The Equality and Human Rights Commission has called the government to introduce transitional arrangements for women affected by an increase in their state pension.
The commission - a non-departmental public body in England and Wales sponsored by the Department for Education – published last week (February 25) a 65-page long update to its Women's rights and gender equality in 2018 report.
In the document, the EHRC mentions that this issue was recently raised by a United Nations independent expert, which noted that women affected by these changes were required to return to "a workforce for which many of them were ill-prepared and to which they could not reasonably have been expected to adjust with no notice".

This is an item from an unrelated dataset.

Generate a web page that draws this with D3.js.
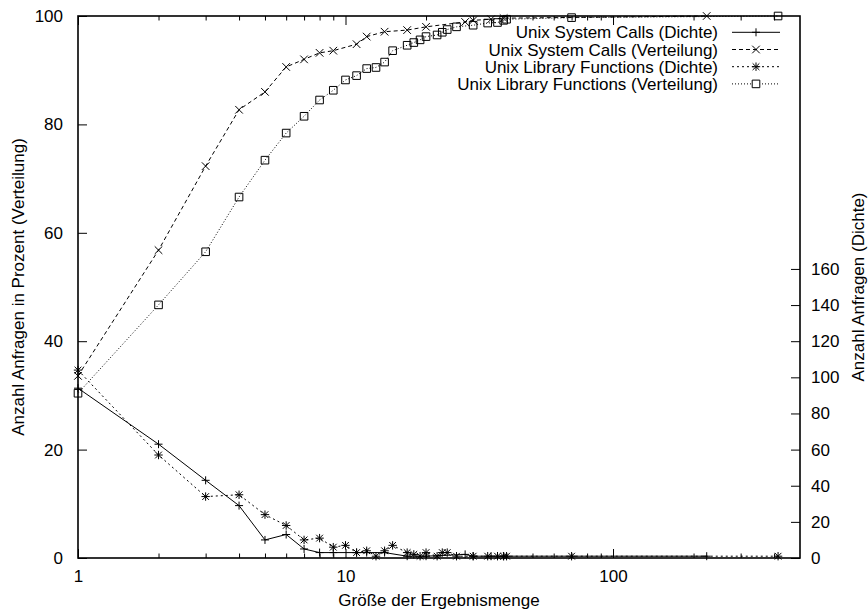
<!DOCTYPE html>
<html>
<head>
<meta charset="utf-8">
<script src="https://cdn.jsdelivr.net/npm/d3@7"></script>
<style>
  html, body { margin: 0; padding: 0; background: #fff; }
  svg { display: block; }
  text { font-family: "Liberation Sans", Arial, Helvetica, sans-serif; font-size: 17px; fill: #000; }
</style>
</head>
<body>
<svg id="chart" width="868" height="612"></svg>
<script>
// Result-set sizes (x) and query counts / cumulative percentages
const sysX = [1, 2, 3, 4, 5, 6, 7, 8, 9, 11, 12, 14, 17, 20, 28, 30, 35, 39, 224];
const sysDichte = [94, 63, 43, 29, 10, 13, 5, 3, 3, 3, 3, 3, 1, 1, 2, 1, 1, 1, 1];
const sysVerteilung = [33.6, 56.8, 72.3, 82.7, 86.0, 90.6, 92.0, 93.2, 93.6, 94.8, 96.2, 97.1, 97.4, 98.0, 98.9, 99.2, 99.4, 99.6, 100];

const libX = [1, 2, 3, 4, 5, 6, 7, 8, 9, 10, 11, 12, 13, 14, 15, 17, 18, 19, 20, 22, 23, 24, 26, 30, 34, 37, 39, 40, 70, 414];
const libDichte = [104, 57, 34, 35, 24, 18, 10, 11, 6, 7, 3, 4, 1, 4, 7, 3, 2, 1, 3, 1, 3, 3, 1, 1, 1, 1, 1, 1, 1, 1];
const libVerteilung = [30.4, 46.7, 56.5, 66.6, 73.4, 78.4, 81.5, 84.5, 86.3, 88.2, 89.0, 90.3, 90.5, 91.5, 93.6, 94.6, 95.1, 95.6, 96.2, 96.5, 97.0, 97.5, 98.0, 98.3, 98.7, 98.8, 99.2, 99.4, 99.7, 100];

const seriesNames = [
  "Unix System Calls (Dichte)",
  "Unix System Calls (Verteilung)",
  "Unix Library Functions (Dichte)",
  "Unix Library Functions (Verteilung)"
];

const xMajorTicks = [1, 10, 100];
const xMinorTicks = [2, 3, 4, 5, 6, 7, 8, 9, 20, 30, 40, 50, 60, 70, 80, 90, 200, 300, 400];
const yTicks = [0, 20, 40, 60, 80, 100];
const y2Ticks = [0, 20, 40, 60, 80, 100, 120, 140, 160];

const xTitle = "Größe der Ergebnismenge";
const yTitle = "Anzahl Anfragen in Prozent (Verteilung)";
const y2Title = "Anzahl Anfragen (Dichte)";

// Plot frame
const L = 78, R = 800, T = 16, B = 558;

const svg = d3.select("#chart");

const x = d3.scaleLog().domain([1, 500]).range([L, R]);
const y = d3.scaleLinear().domain([0, 100]).range([B, T]);
const y2 = d3.scaleLinear().domain([0, 300]).range([B, T]);

// Marker shapes (gnuplot point types 1-4)
function plusPath(s) { return `M${-s},0H${s}M0,${-s}V${s}`; }
function crossPath(s) { return `M${-s},${-s}L${s},${s}M${-s},${s}L${s},${-s}`; }
function starPath(s) { return plusPath(s) + crossPath(s * 0.8); }
function squarePath(s) { return `M${-s},${-s}H${s}V${s}H${-s}Z`; }

const series = [
  { name: seriesNames[0], xs: sysX, ys: sysDichte, scale: y2, dash: null, marker: plusPath(4) },
  { name: seriesNames[1], xs: sysX, ys: sysVerteilung, scale: y, dash: "4,3", marker: crossPath(3.8) },
  { name: seriesNames[2], xs: libX, ys: libDichte, scale: y2, dash: "2,3", marker: starPath(4.2) },
  { name: seriesNames[3], xs: libX, ys: libVerteilung, scale: y, dash: "1,2", marker: squarePath(3.8) }
];

// Axes: ticks drawn through d3 axis generators, then border box
const axisG = svg.append("g");

function styleAxis(g) {
  g.select(".domain").remove();
  g.selectAll(".tick line").attr("stroke", "#000").attr("stroke-width", 1);
  g.selectAll("text").attr("font-size", null).attr("font-family", null);
}

// bottom major + labels
axisG.append("g").attr("transform", `translate(0,${B})`)
  .call(d3.axisBottom(x).tickValues(xMajorTicks).tickSize(-9).tickPadding(12).tickFormat(d3.format("d")))
  .call(styleAxis);
// bottom minor
axisG.append("g").attr("transform", `translate(0,${B})`)
  .call(d3.axisBottom(x).tickValues(xMinorTicks).tickSize(-4.5).tickFormat(""))
  .call(styleAxis);
// top mirrored
axisG.append("g").attr("transform", `translate(0,${T})`)
  .call(d3.axisTop(x).tickValues(xMajorTicks).tickSize(-9).tickFormat(""))
  .call(styleAxis);
axisG.append("g").attr("transform", `translate(0,${T})`)
  .call(d3.axisTop(x).tickValues(xMinorTicks).tickSize(-4.5).tickFormat(""))
  .call(styleAxis);
// left
axisG.append("g").attr("transform", `translate(${L},0)`)
  .call(d3.axisLeft(y).tickValues(yTicks).tickSize(-9).tickPadding(15))
  .call(styleAxis);
// right
axisG.append("g").attr("transform", `translate(${R},0)`)
  .call(d3.axisRight(y2).tickValues(y2Ticks).tickSize(-9).tickPadding(11))
  .call(styleAxis);

// border
svg.append("rect")
  .attr("x", L).attr("y", T).attr("width", R - L).attr("height", B - T)
  .attr("fill", "none").attr("stroke", "#000").attr("stroke-width", 1.6);

// data lines and markers
const plot = svg.append("g");
series.forEach(s => {
  const pts = s.xs.map((v, i) => [x(v), s.scale(s.ys[i])]);
  plot.append("path")
    .attr("d", d3.line()(pts))
    .attr("fill", "none")
    .attr("stroke", "#000")
    .attr("stroke-width", 1)
    .attr("stroke-dasharray", s.dash);
  plot.append("g").selectAll("path")
    .data(pts)
    .join("path")
    .attr("transform", d => `translate(${d[0]},${d[1]})`)
    .attr("d", s.marker)
    .attr("fill", "none")
    .attr("stroke", "#000")
    .attr("stroke-width", 1);
});

// legend
const legend = svg.append("g");
const rowY = [32.3, 49.5, 66.7, 83.9];
series.forEach((s, i) => {
  const yy = rowY[i];
  legend.append("text")
    .attr("x", 718).attr("y", yy + 6)
    .attr("text-anchor", "end")
    .text(s.name);
  legend.append("line")
    .attr("x1", 732).attr("x2", 780).attr("y1", yy).attr("y2", yy)
    .attr("stroke", "#000").attr("stroke-width", 1)
    .attr("stroke-dasharray", s.dash);
  legend.append("path")
    .attr("transform", `translate(756,${yy})`)
    .attr("d", s.marker)
    .attr("fill", "#fff")
    .attr("stroke", "#000");
});

// axis titles
svg.append("text")
  .attr("x", (L + R) / 2).attr("y", 606)
  .attr("text-anchor", "middle")
  .text(xTitle);
svg.append("text")
  .attr("transform", `translate(24,${(T + B) / 2}) rotate(-90)`)
  .attr("text-anchor", "middle")
  .text(yTitle);
svg.append("text")
  .attr("transform", `translate(864,${(T + B) / 2}) rotate(-90)`)
  .attr("text-anchor", "middle")
  .text(y2Title);
</script>
</body>
</html>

Campaign groups such as Backto60 and Women Against State Pension Inequality claim that when the 1995 Conservative government's Pension Act included plans to increase the women's state pension age to 65 – the same as men's – the changes were implemented unfairly, with little or no personal notice.
The movements also claimed the changes were implemented faster than promised with the 2011 Pension Act, and left women with no time to make alternative plans, leading to devastating consequences.
Backto60 is requesting the state pension age to be kept at 60 for women born in the 1950s, but such a decision would cost £77bn and has previously been dismissed by the government.
In the document, the commission is also recommending the government to undertake a comprehensive communications campaign setting out the state pension age changes and their consequences, and where to access accurate and accessible information.
The Department for Work & Pensions should also make revisions to state pension statements in line with the recommendations made by the Work and Pensions select committee, the EHRC stated.
In 2016, the Parliamentary committee urged the government to send annual automatic state pension statements to all people aged 50 and over, which was dismissed by the government at the time since it would require IT changes for both DWP and HM Revenue & Customs systems.
A DWP spokesperson said: "The government decided more than 20 years ago that it was going to make the state pension age the same for men and women as a long-overdue move towards gender equality, and this has been clearly communicated.
"People are living longer so we need to raise the age at which all of us can draw a state pension so it is sustainable now and for future generations."
In November, it was revealed that Backto60 was granted permission to file a judicial review at the Royal Courts of Justice.
A judicial review is a court proceeding in which a judge considers the lawfulness of a decision or action made by a public body. It can't be filed directly; the court needs to be asked for permission first.
The campaign group, which claims to have 738,000 supporters, is being supported by a legal team led by renowned civil rights barrister Michael Mansfield.